Huffington Post reviewed the album in an article, "hitting refresh on her R&B career in September with her new album, “Love and War,” Tamar Braxton has also released a new Christmas collection titled “Winter Loversland.” Most of the album's selections are torchy and familiar, but there's one standout example of what Braxton likes to call an “elephant-in-the-room song.” Here's Braxton on the importance of R&B truth-telling — even during the most wonderful time of the year".
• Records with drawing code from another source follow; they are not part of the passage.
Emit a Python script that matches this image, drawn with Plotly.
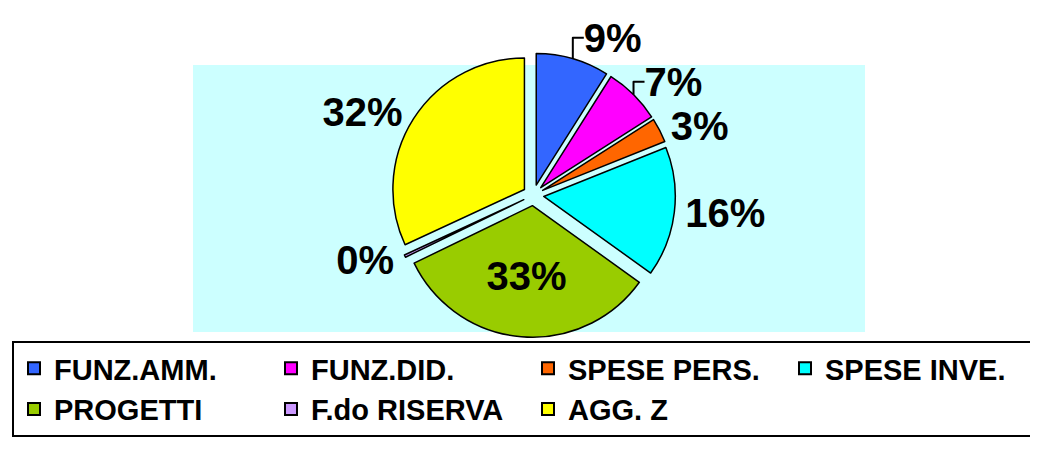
import plotly.graph_objects as go

categories = ["FUNZ.AMM.", "FUNZ.DID.", "SPESE PERS.", "SPESE INVE.", "PROGETTI", "F.do RISERVA", "AGG. Z"]
values = [9, 7, 3, 16, 33, 0.3, 32]
pct_labels = ["9%", "7%", "3%", "16%", "33%", "0%", "32%"]
colors = ["#3366FF", "#FF00FF", "#FF6600", "#00FFFF", "#99CC00", "#CC99FF", "#FFFF00"]

W, H = 1030, 451  # page body adds an 8px offset

fig = go.Figure()
fig.add_trace(go.Pie(
    labels=[f"<b>{c}</b>" for c in categories],
    values=values,
    text=pct_labels,
    texttemplate="<b>%{text}</b>",
    textposition=["outside", "outside", "outside", "outside", "inside", "outside", "outside"],
    textfont=dict(family="Liberation Sans, Arial", size=40, color="black"),
    insidetextorientation="horizontal",
    sort=False,
    direction="clockwise",
    rotation=0,
    pull=[0.08, 0.08, 0.08, 0.08, 0.08, 0.08, 0.08],
    marker=dict(colors=colors, line=dict(color="black", width=1.5)),
    domain=dict(x=[0.12, 0.9], y=[0.27, 0.9]),
    showlegend=True,
    hoverinfo="label+percent",
))

fig.add_shape(type="rect", xref="paper", yref="paper",
              x0=185/W, x1=857/W, y0=1-324/H, y1=1-57/H,
              fillcolor="#CCFFFF", line=dict(width=0), layer="below")

fig.update_layout(
    width=W, height=H,
    margin=dict(l=0, r=0, t=0, b=0, autoexpand=False),
    paper_bgcolor="white",
    plot_bgcolor="white",
    font=dict(family="Liberation Sans, Arial", color="black"),
    uniformtext=dict(minsize=34, mode="show"),
    legend=dict(
        orientation="h",
        x=4/W, y=1-333/H, xanchor="left", yanchor="top",
        bordercolor="black", borderwidth=2,
        font=dict(size=29, color="black"),
        entrywidth=212, entrywidthmode="pixels",
        itemsizing="constant",
        bgcolor="white",
    ),
)

fig.write_html("out.html")
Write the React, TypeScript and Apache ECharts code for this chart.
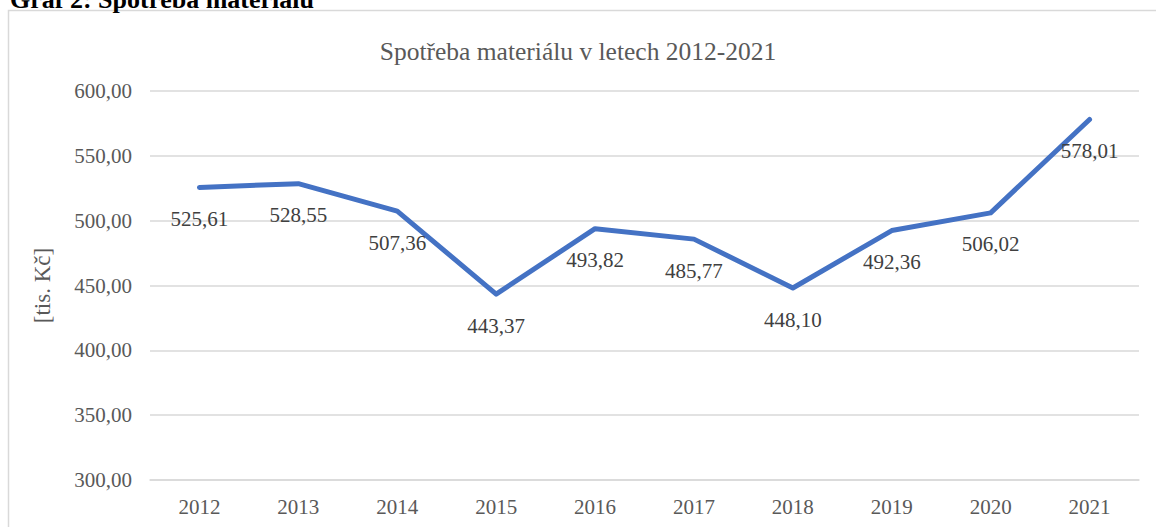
import React, { useEffect, useRef } from "react";
import * as echarts from "echarts";

const years = ["2012", "2013", "2014", "2015", "2016", "2017", "2018", "2019", "2020", "2021"];
const values = [525.61, 528.55, 507.36, 443.37, 493.82, 485.77, 448.1, 492.36, 506.02, 578.01];
const chartTitle = "Spotřeba materiálu v letech 2012-2021";
const heading = "Graf 2: Spotřeba materiálu";
const yName = "[tis. Kč]";

const serif = "'Liberation Serif', 'Times New Roman', serif";
const fmt = (v: number) => v.toFixed(2).replace(".", ",");

export default function App() {
  const ref = useRef<HTMLDivElement>(null);
  useEffect(() => {
    if (!ref.current) return;
    const chart = echarts.init(ref.current, undefined, { renderer: "svg" });
    chart.setOption({
      animation: false,
      backgroundColor: "#ffffff",
      title: {
        text: chartTitle,
        left: "center",
        top: 33,
        textStyle: { fontFamily: serif, fontSize: 25.5, fontWeight: "normal", color: "#595959" },
      },
      graphic: [
        {
          type: "rect",
          shape: { x: 8.5, y: 10.5, width: 1300, height: 700 },
          style: { fill: "none", stroke: "#d9d9d9", lineWidth: 1.5 },
          silent: true,
        },
        {
          type: "text",
          x: 10,
          y: 12,
          style: {
            text: heading,
            font: `bold 26px ${serif}`,
            fill: "#000000",
            verticalAlign: "bottom",
            align: "left",
          },
        },
      ],
      grid: { left: 150, right: 17, top: 91, bottom: 47, containLabel: false },
      xAxis: {
        type: "category",
        data: years,
        boundaryGap: true,
        axisLine: { show: true, lineStyle: { color: "#d9d9d9", width: 1.5 } },
        axisTick: { show: false },
        axisLabel: { fontFamily: serif, fontSize: 21, color: "#595959", margin: 16 },
      },
      yAxis: {
        type: "value",
        min: 300,
        max: 600,
        interval: 50,
        name: yName,
        nameLocation: "middle",
        nameRotate: 90,
        nameGap: 96,
        nameTextStyle: { fontFamily: serif, fontSize: 23, color: "#595959" },
        axisLine: { show: false },
        axisTick: { show: false },
        splitLine: { lineStyle: { color: "#d9d9d9", width: 1.5 } },
        axisLabel: {
          fontFamily: serif,
          fontSize: 21,
          color: "#595959",
          margin: 18,
          formatter: (v: number) => fmt(v),
        },
      },
      series: [
        {
          type: "line",
          data: values,
          showSymbol: true,
          symbol: "circle",
          symbolSize: 0.1,
          lineStyle: { color: "#4472C4", width: 5, cap: "round", join: "round" },
          itemStyle: { color: "#4472C4" },
          label: {
            show: true,
            position: "bottom",
            distance: 21,
            fontFamily: serif,
            fontSize: 21,
            color: "#404040",
            formatter: (p: any) => fmt(p.value),
          },
        },
      ],
    });
    return () => chart.dispose();
  }, []);
  return (
    <div
      ref={ref}
      style={{ position: "absolute", left: 0, top: 0, width: 1156, height: 527 }}
    />
  );
}
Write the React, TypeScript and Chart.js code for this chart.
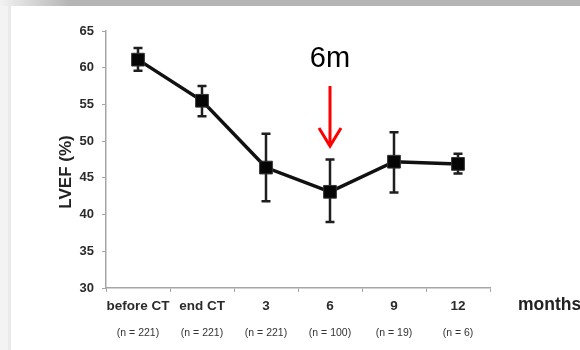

AllMusic reviewed the album in an article, "Thirteen years passed between Tamar Braxton's first and second solo albums, but Winter Loversland -- released in November 2013 -- followed the latter by only a couple months. It's a brief Christmas album, only 30 minutes in length, in which Braxton covers a lot of familiar ground ("Santa Claus Is Coming to Town," "Silent Night," etc.) yet puts forth maximum effort. In some cases, the amount of energy exerted is greater than what's required—most audibly so on an a cappella update of "The Chipmunk Song (Christmas Don't Be Late)" that features Trina Braxton and dollops of melisma. "Sleigh Ride" and "Santa Claus Is Coming to Town" get traditional vocal arrangements with contemporary beats, while some songs—like "Have Yourself a Merry Little Christmas," including an undeniably stunning closing note, and a serious "Santa Baby"—are played straight. A medley of "Away in a Manger" and "Little Drummer Boy," apart from what sounds like light fingersnaps, is all vocals as well, more an impressive showcase for Braxton's talent and versatility than anything else. Braxton co-wrote the album's lone original, a ballad titled "She Can Have You." Nearly suitable for everyday listening, it's basically a breakup song with Christmas mentioned three times." They also rated the album 2.5/5 stars.

Professional ratings
Review scores
| Source | Rating |
| AllMusic | Star Half star |

==Singles==
The music video for "She Can Have You" was released on Braxton's VEVO account on December 4, 2013.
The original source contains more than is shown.